Poquísimos como Aubry gravitan todos esos niveles en carácter de tesoro colectivo, y para el poder, de contrincante de peso. Es impresionante el número y la diversidad de personas que algo recibieron de él y acudieron a sus exequias para demostrarlo.
No sólo la gente, las calles mismas de San Cristóbal, sus edificios coloniales (la catedral indígena, el convento de Santo Domingo) están en deuda con la reconstrucción del pasado que Aubry hizo durante la segunda mitad de su larga vida. Junto con Angélica levantó y creó el archivo diocesano de San Nicolás; ellos rescataron de sótanos y basureros los documentos, las pistas. Así descubrieron que la más importante historia del lugar, la más rota y viva, es la de los pueblos indígenas. Ponerse a su servicio fue su buena suerte.
De izquierda, hombre libre, teórico social y braudeliano, acabó sintetizándose en el zapatismo, y es de quienes mayor amplitud de pensamiento le han dado. ¿A quién entrevistarán ahora los periodistas, investigadores sociales y pasantes para que explique los fenómenos de Chiapas?
Conocedor de estas naturaleza y la geografía excepcionales, de sus estimulantes pobladores actuales, de sus múltiples pasados, devino activista, pensador orgánico de la reconstitución y liberación de los pueblos indígenas, que acá todavía son mayoría. Llegó hacia 1973, una época en que lo hicieron estudiosos, predicadores, agitadores y artistas. Venía de largas temporadas en Líbano y Perú, y de haber dejado Francia siendo joven. Y le ocurrieron tres cosas. Asistió al histórico Congreso Indígena de San Andrés de 1974. Se vinculó con el obispo Samuel Ruiz para desde las comunidades acompañar la evolución social de su Iglesia. Y sucumbió al imán subterráneo que tiene el cóncavo valle de Jovel, alguna clase de metal ha de ser.
Quizá nadie más recibiría en su funeral la unánime visita de funcionarios y religiosos, comerciantes, activistas, trabajadores, soneros zinacantecos, bases de apoyo zapatistas, diáconos indígenas, profesores de primaria, escritores chamulas, auténticos coletos y auténticos extraños. Todos, hasta los peores, fueron alumnos suyos. Estar con él era compartir las culturas madres y sus lenguas, la política del momento, la antigüedad clásica y el desastroso siglo XX, Paul Valéry, la revolución, la vida cotidiana, los bosques, la selva, una buena mesa. Dotado de una comprensión inmensa, humanista si los hay, intelectual de los que ya no hay.

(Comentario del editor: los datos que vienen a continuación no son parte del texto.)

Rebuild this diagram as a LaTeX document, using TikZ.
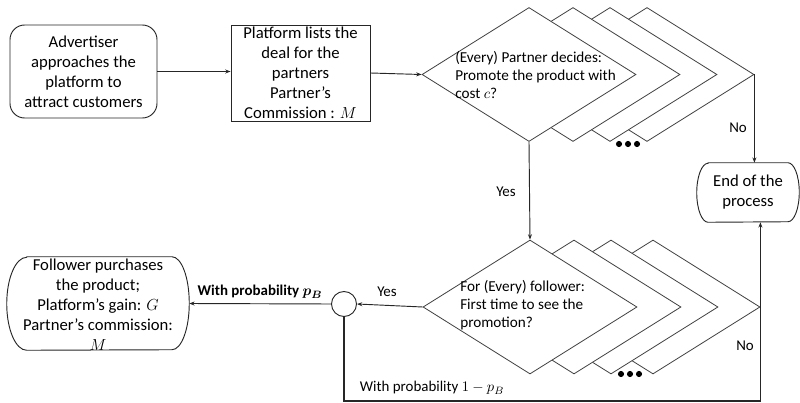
\documentclass[tikz,border=0pt]{standalone}
\usepackage{fontspec}
\setmainfont{Carlito}
\usetikzlibrary{shapes.geometric,arrows.meta,calc}
\begin{document}
\begin{tikzpicture}[x=0.75pt,y=-0.75pt,
  boxtxt/.style={font=\fontsize{12.5}{15}\selectfont, align=center, inner sep=0pt},
  dtxt/.style={font=\fontsize{11.4}{13.7}\selectfont, align=left, inner sep=0pt, anchor=west},
  lbl/.style={font=\fontsize{11.2}{13.5}\selectfont, inner sep=0pt},
  dia/.style={diamond, draw=black!75, fill=white, line width=0.6pt, minimum width=160.5pt, minimum height=100.5pt, inner sep=0pt},
  outl/.style={draw=black!85, line width=0.7pt},
  conn/.style={draw=black!85, line width=0.7pt, -{Stealth[length=4pt,width=3pt]}},
  dots/.style={fill=black}
]
\useasboundingbox (0,0) rectangle (800,403);

% top row
\node[outl, rounded corners=11pt, minimum width=110.25pt, minimum height=69.75pt, boxtxt] (adv) at (83.5,71.5) {Advertiser\\approaches the\\platform to\\attract customers};
\node[outl, minimum width=104.25pt, minimum height=72pt, inner sep=0pt] (plat) at (300.5,73) {};
\node[boxtxt] (plattxt) at (plat.center) {Platform lists the\\deal for the\\partners\\Partner’s\\Commission : $M$};

% top diamond stack
\node[dia] (d1d) at (647,74.5) {};
\node[dia] (d1c) at (610,74.5) {};
\node[dia] (d1b) at (573,74.5) {};
\node[dia] (d1) at (529,74.5) {};
\node[dtxt] (t1) at (455,75) {(Every) Partner decides:\\Promote the product with\\cost $c$?};
\foreach \x in {619,628,637} \fill[dots] (\x,144) circle (2.3pt);

% bottom diamond stack
\node[dia] (d2d) at (653,307) {};
\node[dia] (d2c) at (611,307) {};
\node[dia] (d2b) at (574,307) {};
\node[dia] (d2) at (530,307) {};
\node[dtxt] (t2) at (460,305) {For (Every) follower:\\First time to see the\\promotion?};
\foreach \x in {621,630,639} \fill[dots] (\x,374) circle (2.3pt);

% end box
\node[minimum width=76.5pt, minimum height=44.25pt, boxtxt] (end) at (748,192.5) {End of the\\process};
\draw[outl] ([xshift=8.5pt]end.north west) -- ([xshift=-8.5pt]end.north east)
  arc[start angle=90, end angle=-90, x radius=8.5pt, y radius=22.125pt]
  -- ([xshift=8.5pt]end.south west)
  arc[start angle=270, end angle=90, x radius=8.5pt, y radius=22.125pt] -- cycle;

% circle
\node[circle, outl, minimum size=18.75pt, inner sep=0pt] (circ) at (344,304) {};

% follower box
\node[minimum width=136.5pt, minimum height=69.75pt, inner sep=0pt] (fol) at (98,303.5) {};
\draw[outl] ([xshift=15pt]fol.north west) -- ([xshift=-13pt]fol.north east)
  arc[start angle=90, end angle=-90, x radius=13pt, y radius=34.875pt]
  -- ([xshift=15pt]fol.south west)
  arc[start angle=270, end angle=90, x radius=15pt, y radius=34.875pt] -- cycle;
\node[boxtxt] (foltxt) at (98,305) {Follower purchases\\the product;\\Platform’s gain: $G$\\Partner’s commission:\\$M$};

% connectors
\coordinate (bot) at (0,401);
\draw[conn] (adv.east) -- (adv.east -| plat.west);
\draw[conn] (plat.east) -- (d1.west);
\draw[conn] (d1.south) -- (d2.north);
\draw[conn] (d1d.east) -- (d1d.east |- end.north);
\draw[conn] (d2.west) -- (circ.east);
\draw[conn] (circ.west) -- (fol.east);
\draw[conn, line width=0.9pt] (circ.south) |- (d2d.east |- bot) -- (d2d.east |- end.south);

% labels
\node[lbl] (no1) at (738,128) {No};
\node[lbl] (yes1) at (506,192) {Yes};
\node[lbl] (no2) at (745,346) {No};
\node[lbl] (yes2) at (387,292) {Yes};
\node[lbl, font=\fontsize{11.2}{13.5}\selectfont\bfseries\boldmath] (pb) at (260,292) {With probability $p_B$};
\node[lbl] (pb2) at (432,388) {With probability $1-p_B$};
\end{tikzpicture}
\end{document}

En paráfrasis de Elías Canetti, cuando muere alguien como él es como si se incendiara una biblioteca. Son irremplazables el pegamento, los vasos comunicantes de su mente, la sustancia de su memoria. Escribió, pero no lo suficiente, por eso su conversación fue tan valiosa. Testigo presencial de todos los acontecimientos clave desde 1994, participó, estudió y dilucidó el fenómeno social sin descuidar el contexto. Inmune a la academia, hubiera sido un trofeo para cualquier claustro del planeta.
En su encanto había un truco. Que quizá no era truco, por eso encantaba: quien lo conocía sentía que él, Aubry, era el afortunado de haber encontrado a alguien tan especial. Jóvenes y mayores, modestos y pretenciosos, hombres y mujeres, indígenas y europeos sentían ser Alguien (“para don Andrés soy importante”). Todos lo éramos. Eso se llama magia.